> [EXERCISE DIRECTIONS]: Write out again, exactly as they appear, the lines from the line with "Recreate this image" through the line with "import plotly.graph_objects as go". Do not include any pictures.
DATA FOR THIS TASK start
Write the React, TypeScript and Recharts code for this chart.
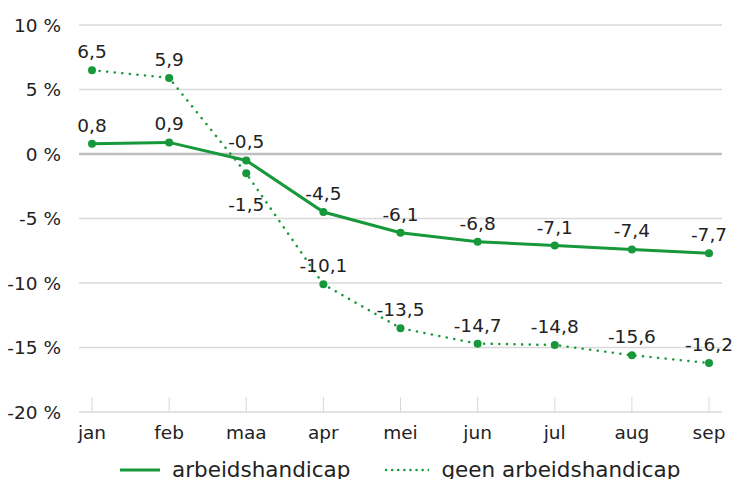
import React from 'react';
import { LineChart, Line, XAxis, YAxis, CartesianGrid, ReferenceLine, Legend, LabelList } from 'recharts';

const months = ['jan', 'feb', 'maa', 'apr', 'mei', 'jun', 'jul', 'aug', 'sep'];
const arbeidshandicap = [0.8, 0.9, -0.5, -4.5, -6.1, -6.8, -7.1, -7.4, -7.7];
const geenArbeidshandicap = [6.5, 5.9, -1.5, -10.1, -13.5, -14.7, -14.8, -15.6, -16.2];
const yTicks = [-20, -15, -10, -5, 0, 5, 10];

const data = months.map((m, i) => ({ m, a: arbeidshandicap[i], g: geenArbeidshandicap[i] }));

const GREEN = '#17983a';
const FONT = '"DejaVu Sans", sans-serif';
const fmt = (v: number) => String(v).replace('.', ',');

const XTick = (props: any) => {
  const { x, y, payload } = props;
  return (
    <g>
      <line x1={x} x2={x} y1={y - 15} y2={y} stroke="#d9d9d9" strokeWidth={1} />
      <text x={x} y={y + 27} textAnchor="middle" fontSize={18.5} fill="#222" fontFamily={FONT}>
        {payload.value}
      </text>
    </g>
  );
};

const makeLabel = (below: (i: number) => boolean) => (props: any) => {
  const { x, y, value, index } = props;
  const b = below(index);
  return (
    <text x={x} y={b ? y + 38 : y - 12} textAnchor="middle" fontSize={18.5} fill="#222" fontFamily={FONT}>
      {fmt(value)}
    </text>
  );
};

const LegendContent = () => (
  <div style={{ display: 'flex', justifyContent: 'flex-start', alignItems: 'center', fontFamily: FONT, fontSize: 21.5, color: '#222', paddingTop: 8, paddingLeft: 120, whiteSpace: 'nowrap' }}>
    <svg width={40} height={10} style={{ marginRight: 12 }}>
      <line x1={0} x2={40} y1={5} y2={5} stroke={GREEN} strokeWidth={3} />
    </svg>
    <span style={{ marginRight: 34 }}>arbeidshandicap</span>
    <svg width={45} height={10} style={{ marginRight: 12 }}>
      <line x1={2} x2={45} y1={5} y2={5} stroke={GREEN} strokeWidth={2.5} strokeDasharray="0.1 6" strokeLinecap="round" />
    </svg>
    <span>geen arbeidshandicap</span>
  </div>
);

export default function App() {
  return (
    <div style={{ position: 'absolute', left: 0, top: 0, width: 734, height: 479, background: '#fff', overflow: 'hidden' }}>
      <LineChart width={734} height={479} data={data} margin={{ top: 25, right: 12, left: 0, bottom: 0 }}>
        <CartesianGrid vertical={false} stroke="#d9d9d9" strokeWidth={1.5} />
        <ReferenceLine y={0} stroke="#bfbfbf" strokeWidth={2.5} />
        <XAxis
          dataKey="m"
          axisLine={false}
          tickLine={false}
          tickSize={0}
          tickMargin={0}
          height={37}
          padding={{ left: 13, right: 13 }}
          interval={0}
          tick={<XTick />}
        />
        <YAxis
          domain={[-20, 10]}
          ticks={yTicks}
          width={79}
          axisLine={false}
          tickLine={false}
          tickMargin={12}
          tickFormatter={(v: number) => `${v} %`}
          tick={{ fontSize: 18.5, fill: '#222', fontFamily: FONT }}
        />
        <Legend verticalAlign="bottom" height={30} content={<LegendContent />} />
        <Line
          dataKey="a"
          name="arbeidshandicap"
          stroke={GREEN}
          strokeWidth={3}
          dot={{ r: 4, fill: GREEN, stroke: GREEN, strokeWidth: 0 }}
          isAnimationActive={false}
        >
          <LabelList dataKey="a" content={makeLabel(() => false)} />
        </Line>
        <Line
          dataKey="g"
          name="geen arbeidshandicap"
          stroke={GREEN}
          strokeWidth={2.5}
          strokeDasharray="0.1 7.5"
          strokeLinecap="round"
          dot={{ r: 4, fill: GREEN, stroke: GREEN, strokeWidth: 0, strokeDasharray: '' }}
          isAnimationActive={false}
        >
          <LabelList dataKey="g" content={makeLabel((i) => i === 2)} />
        </Line>
      </LineChart>
    </div>
  );
}
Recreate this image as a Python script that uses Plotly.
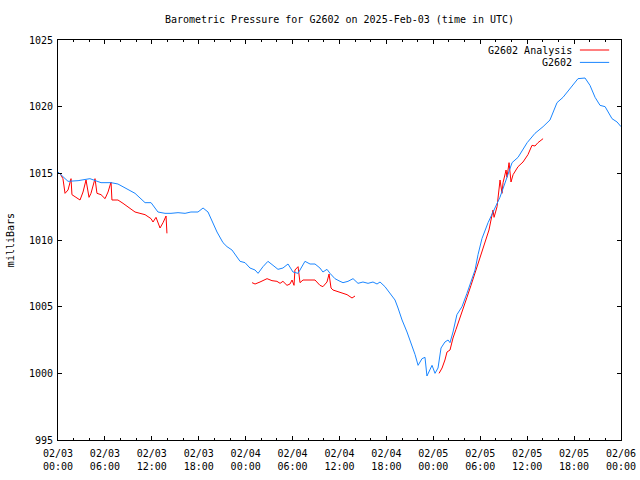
import plotly.graph_objects as go

# ---- data ----
blue_times = [
    "2025-02-03 00:00", "2025-02-03 01:17", "2025-02-03 02:34", "2025-02-03 04:05", "2025-02-03 05:30",
    "2025-02-03 06:47", "2025-02-03 07:40", "2025-02-03 08:34", "2025-02-03 09:51", "2025-02-03 11:08",
    "2025-02-03 11:54", "2025-02-03 12:47", "2025-02-03 13:41", "2025-02-03 14:27", "2025-02-03 15:21",
    "2025-02-03 16:15", "2025-02-03 17:00", "2025-02-03 17:54", "2025-02-03 18:33", "2025-02-03 19:11",
    "2025-02-03 19:49", "2025-02-03 20:20", "2025-02-03 21:06", "2025-02-03 21:37", "2025-02-03 22:15",
    "2025-02-03 22:54", "2025-02-03 23:17", "2025-02-03 23:55", "2025-02-04 00:33", "2025-02-04 01:12",
    "2025-02-04 01:35", "2025-02-04 02:13", "2025-02-04 02:51", "2025-02-04 03:30", "2025-02-04 04:08",
    "2025-02-04 04:46", "2025-02-04 05:25", "2025-02-04 06:03", "2025-02-04 06:42", "2025-02-04 07:35",
    "2025-02-04 08:14", "2025-02-04 08:52", "2025-02-04 09:30", "2025-02-04 09:53", "2025-02-04 10:24",
    "2025-02-04 10:47", "2025-02-04 11:25", "2025-02-04 12:04", "2025-02-04 12:27", "2025-02-04 13:05",
    "2025-02-04 13:44", "2025-02-04 14:22", "2025-02-04 15:00", "2025-02-04 15:39", "2025-02-04 16:17",
    "2025-02-04 16:48", "2025-02-04 17:11", "2025-02-04 17:49", "2025-02-04 18:28", "2025-02-04 19:06",
    "2025-02-04 19:29", "2025-02-04 20:00", "2025-02-04 20:38", "2025-02-04 21:16", "2025-02-04 21:40",
    "2025-02-04 22:03", "2025-02-04 22:33", "2025-02-04 22:56", "2025-02-04 23:11", "2025-02-04 23:50",
    "2025-02-05 00:13", "2025-02-05 00:36", "2025-02-05 00:59", "2025-02-05 01:29", "2025-02-05 01:53",
    "2025-02-05 02:08", "2025-02-05 02:31", "2025-02-05 03:01", "2025-02-05 03:40", "2025-02-05 04:18",
    "2025-02-05 04:57", "2025-02-05 05:20", "2025-02-05 05:43", "2025-02-05 06:13", "2025-02-05 07:00",
    "2025-02-05 07:53", "2025-02-05 08:31", "2025-02-05 09:25", "2025-02-05 10:04", "2025-02-05 10:50",
    "2025-02-05 12:00", "2025-02-05 13:00", "2025-02-05 14:02", "2025-02-05 14:55", "2025-02-05 15:49",
    "2025-02-05 16:35", "2025-02-05 17:29", "2025-02-05 18:30", "2025-02-05 19:24", "2025-02-05 20:02",
    "2025-02-05 20:41", "2025-02-05 21:19", "2025-02-05 21:58", "2025-02-05 22:51", "2025-02-05 23:30",
    "2025-02-06 00:00",
]
blue_values = [
    1015.1, 1014.4, 1014.45, 1014.6, 1014.3,
    1014.3, 1014.2, 1013.9, 1013.5, 1012.8,
    1012.8, 1012.1, 1012.0, 1012.0, 1012.05,
    1012.0, 1012.1, 1012.1, 1012.4, 1012.1,
    1011.3, 1010.6, 1009.8, 1009.5, 1009.25,
    1008.7, 1008.4, 1008.3, 1007.9, 1007.75,
    1007.5, 1008.0, 1008.4, 1008.1, 1007.8,
    1007.9, 1008.2, 1007.6, 1007.5, 1008.4,
    1008.2, 1008.2, 1007.9, 1007.6, 1007.8,
    1007.5, 1007.1, 1006.9, 1006.8, 1006.9,
    1007.1, 1006.75, 1006.85, 1006.75, 1006.85,
    1006.7, 1006.85, 1006.5, 1006.0, 1005.5,
    1004.9, 1004.0, 1003.1, 1002.1, 1001.4,
    1000.6, 1001.1, 1001.2, 999.8, 1000.6,
    1000.0, 1000.4, 1001.9, 1002.35, 1002.5,
    1002.3, 1003.1, 1004.4, 1005.0, 1006.0,
    1007.1, 1007.75, 1008.9, 1010.1, 1011.3,
    1012.4, 1013.2, 1014.7, 1015.8, 1016.2,
    1017.3, 1018.0, 1018.5, 1019.0, 1020.3,
    1020.7, 1021.4, 1022.1, 1022.15, 1021.6,
    1020.7, 1020.1, 1020.0, 1019.1, 1018.85,
    1018.5,
]

analysis_times = [
    "2025-02-03 00:15", "2025-02-03 00:38", "2025-02-03 00:54", "2025-02-03 01:17", "2025-02-03 01:40",
    "2025-02-03 01:47", "2025-02-03 02:18", "2025-02-03 02:49", "2025-02-03 03:12", "2025-02-03 03:35",
    "2025-02-03 03:58", "2025-02-03 04:13", "2025-02-03 04:44", "2025-02-03 04:59", "2025-02-03 05:30",
    "2025-02-03 06:01", "2025-02-03 06:24", "2025-02-03 06:47", "2025-02-03 06:54", "2025-02-03 07:40",
    "2025-02-03 08:19", "2025-02-03 08:57", "2025-02-03 09:51", "2025-02-03 10:29", "2025-02-03 11:08",
    "2025-02-03 11:54", "2025-02-03 12:09", "2025-02-03 12:32", "2025-02-03 13:03", "2025-02-03 13:26",
    "2025-02-03 13:49", "2025-02-03 13:56",
    "2025-02-03 19:00",
    "2025-02-04 00:49", "2025-02-04 01:12", "2025-02-04 01:50", "2025-02-04 02:44", "2025-02-04 03:22",
    "2025-02-04 04:00", "2025-02-04 04:24", "2025-02-04 04:46", "2025-02-04 05:17", "2025-02-04 05:40",
    "2025-02-04 05:56", "2025-02-04 06:11", "2025-02-04 06:18", "2025-02-04 06:42", "2025-02-04 06:57",
    "2025-02-04 07:20", "2025-02-04 08:52", "2025-02-04 09:30", "2025-02-04 09:53", "2025-02-04 10:24",
    "2025-02-04 10:40", "2025-02-04 10:55", "2025-02-04 11:10", "2025-02-04 12:04", "2025-02-04 12:58",
    "2025-02-04 13:36", "2025-02-04 13:59",
    "2025-02-04 19:00",
    "2025-02-05 00:44", "2025-02-05 01:07", "2025-02-05 01:29", "2025-02-05 01:45", "2025-02-05 02:08",
    "2025-02-05 02:31", "2025-02-05 02:54", "2025-02-05 03:17", "2025-02-05 03:48", "2025-02-05 04:18",
    "2025-02-05 04:49", "2025-02-05 05:20", "2025-02-05 06:00", "2025-02-05 06:44", "2025-02-05 07:07",
    "2025-02-05 07:38", "2025-02-05 07:46", "2025-02-05 08:09", "2025-02-05 08:16", "2025-02-05 08:32",
    "2025-02-05 08:47", "2025-02-05 08:55", "2025-02-05 09:18", "2025-02-05 09:25", "2025-02-05 09:41",
    "2025-02-05 09:56", "2025-02-05 10:12", "2025-02-05 10:50", "2025-02-05 11:28", "2025-02-05 12:06",
    "2025-02-05 12:37", "2025-02-05 13:00", "2025-02-05 13:23", "2025-02-05 14:02",
]
analysis_values = [
    1015.0, 1014.6, 1013.5, 1013.75, 1014.6,
    1013.4, 1013.2, 1013.0, 1013.6, 1014.5,
    1013.2, 1013.5, 1014.6, 1013.5, 1013.4,
    1013.1, 1013.6, 1014.35, 1013.0, 1013.0,
    1012.75, 1012.5, 1012.1, 1012.0, 1011.9,
    1011.6, 1011.35, 1011.7, 1010.9, 1011.3,
    1011.8, 1010.5,
    None,
    1006.8, 1006.7, 1006.85, 1007.1, 1006.95,
    1006.9, 1006.75, 1006.9, 1006.6, 1006.7,
    1007.0, 1006.6, 1007.75, 1008.0, 1006.8,
    1007.0, 1007.0, 1006.6, 1006.5, 1006.85,
    1007.45, 1006.4, 1006.25, 1006.1, 1005.9,
    1005.65, 1005.8,
    None,
    1000.0, 1000.4, 1001.0, 1001.6, 1001.75,
    1002.65, 1003.3, 1004.0, 1004.9, 1005.7,
    1006.6, 1007.5, 1008.8, 1010.1, 1010.75,
    1012.25, 1011.7, 1012.5, 1013.2, 1014.5,
    1013.5, 1014.3, 1015.25, 1014.7, 1015.8,
    1014.35, 1014.9, 1015.5, 1015.85, 1016.4,
    1017.1, 1017.05, 1017.3, 1017.6,
]

x_tick_vals = [
    "2025-02-03 00:00", "2025-02-03 06:00", "2025-02-03 12:00", "2025-02-03 18:00",
    "2025-02-04 00:00", "2025-02-04 06:00", "2025-02-04 12:00", "2025-02-04 18:00",
    "2025-02-05 00:00", "2025-02-05 06:00", "2025-02-05 12:00", "2025-02-05 18:00",
    "2025-02-06 00:00",
]
x_tick_text = [
    "02/03<br>00:00", "02/03<br>06:00", "02/03<br>12:00", "02/03<br>18:00",
    "02/04<br>00:00", "02/04<br>06:00", "02/04<br>12:00", "02/04<br>18:00",
    "02/05<br>00:00", "02/05<br>06:00", "02/05<br>12:00", "02/05<br>18:00",
    "02/06<br>00:00",
]
y_range = [995, 1025]

series_names = ["G2602 Analysis", "G2602"]
series_colors = ["#ff0000", "#1a86ff"]

FONT = "DejaVu Sans Mono"

fig = go.Figure()
fig.add_trace(go.Scatter(x=analysis_times, y=analysis_values, mode="lines",
                         name=series_names[0], connectgaps=False,
                         line=dict(color=series_colors[0], width=1), showlegend=False))
fig.add_trace(go.Scatter(x=blue_times, y=blue_values, mode="lines",
                         name=series_names[1],
                         line=dict(color=series_colors[1], width=1), showlegend=False))

# gnuplot-style legend (text then line sample)
for i, (name, col) in enumerate(zip(series_names, series_colors)):
    ypos = 0.975 - i * 0.031
    fig.add_annotation(xref="paper", yref="paper", x=0.9165, y=ypos, text=name,
                       showarrow=False, xanchor="right", yanchor="middle",
                       font=dict(family=FONT, size=10, color="black"))
    fig.add_shape(type="line", xref="paper", yref="paper", x0=0.927, x1=0.979,
                  y0=ypos, y1=ypos, line=dict(color=col, width=1))

fig.add_annotation(xref="paper", yref="paper", x=-0.085, y=0.5, text="milliBars",
                   textangle=-90, showarrow=False, xanchor="center", yanchor="middle",
                   font=dict(family=FONT, size=10, color="black"))

fig.update_layout(
    width=640, height=480,
    margin=dict(l=58, r=19, t=40, b=40),
    paper_bgcolor="white", plot_bgcolor="white",
    font=dict(family=FONT, size=10, color="black"),
    hovermode=False,
    title=dict(text="Barometric Pressure for G2602 on 2025-Feb-03 (time in UTC)",
               x=0.5, xref="paper", xanchor="center",
               y=1 - 19 / 480, yref="container", yanchor="middle",
               font=dict(family=FONT, size=10, color="black")),
    xaxis=dict(type="date", range=["2025-02-03 00:00", "2025-02-06 00:00"],
               tickvals=x_tick_vals, ticktext=x_tick_text, automargin=False,
               showgrid=False, zeroline=False, showline=True, linecolor="black", linewidth=1,
               mirror="ticks", ticks="inside", ticklen=4, tickcolor="black", tickwidth=1,
               ticklabelstandoff=4,
               minor=dict(dtick=2 * 3600 * 1000, tick0="2025-02-03 00:00", ticks="inside",
                          ticklen=2, tickcolor="black", showgrid=False),
               tickfont=dict(family=FONT, size=10, color="black")),
    yaxis=dict(range=y_range, dtick=5, tick0=995, automargin=False,
               showgrid=False, zeroline=False, showline=True, linecolor="black", linewidth=1,
               mirror="ticks", ticks="inside", ticklen=4, tickcolor="black", tickwidth=1,
               ticklabelstandoff=2,
               tickfont=dict(family=FONT, size=10, color="black")),
)

# remove the page's default body margin so the 640x480 figure fills the window exactly
fig.write_html("out.html", config={"displayModeBar": False},
               post_script="document.body.style.margin='0';")
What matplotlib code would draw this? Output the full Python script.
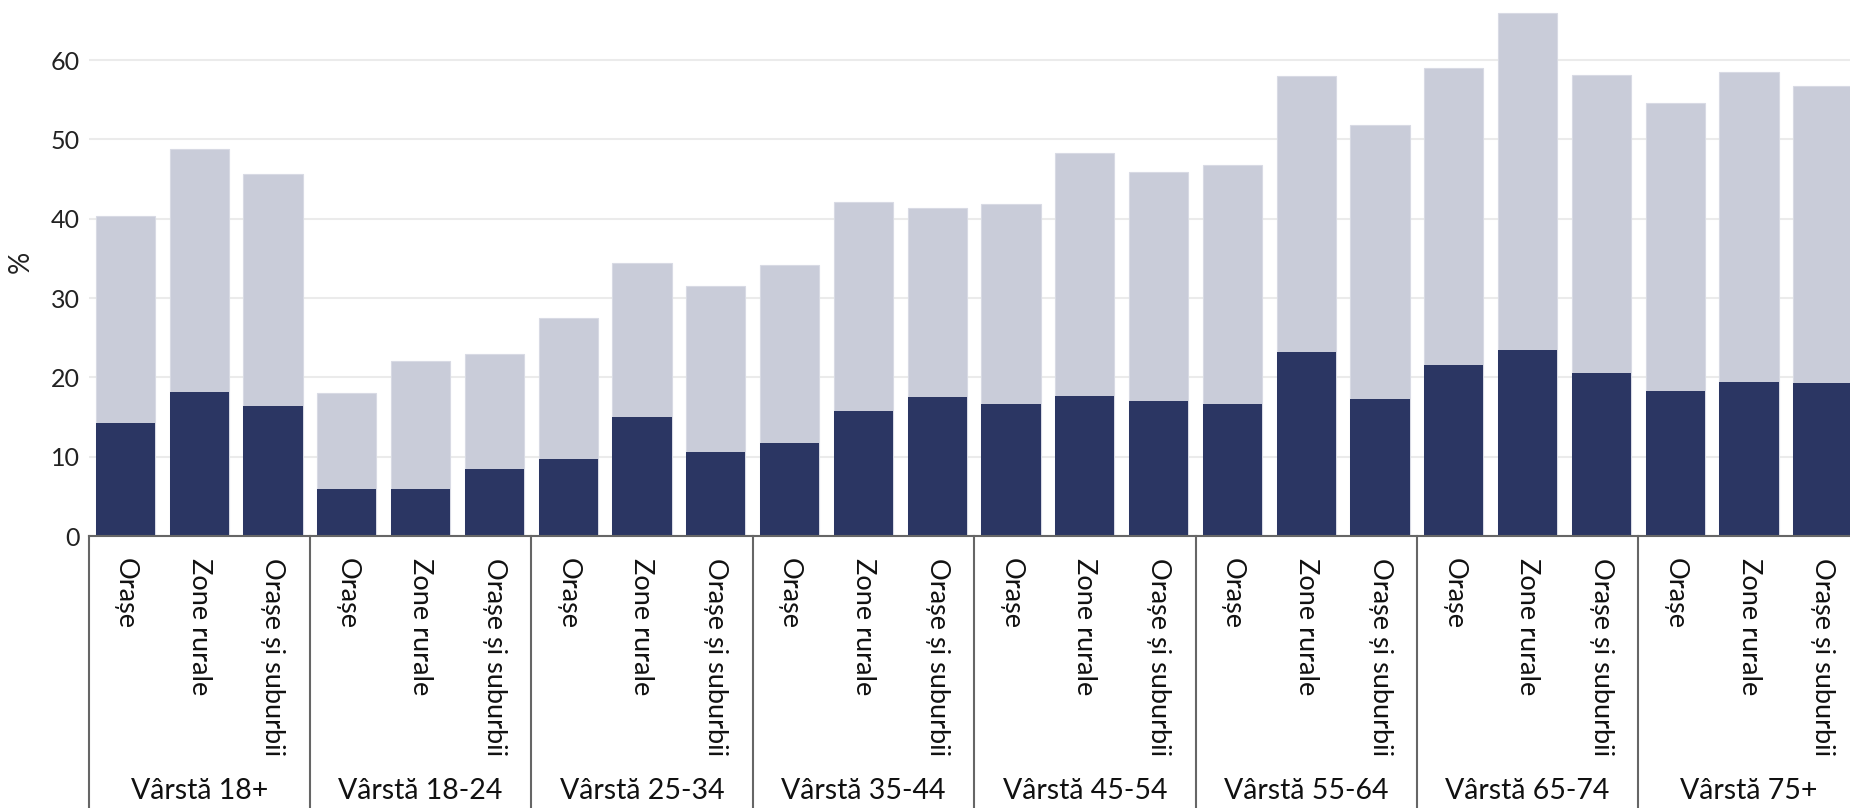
DATA FOR THIS TASK end
> [EXERCISE SOLUTION]:
Recreate this image as a Python script that uses Plotly.
import plotly.graph_objects as go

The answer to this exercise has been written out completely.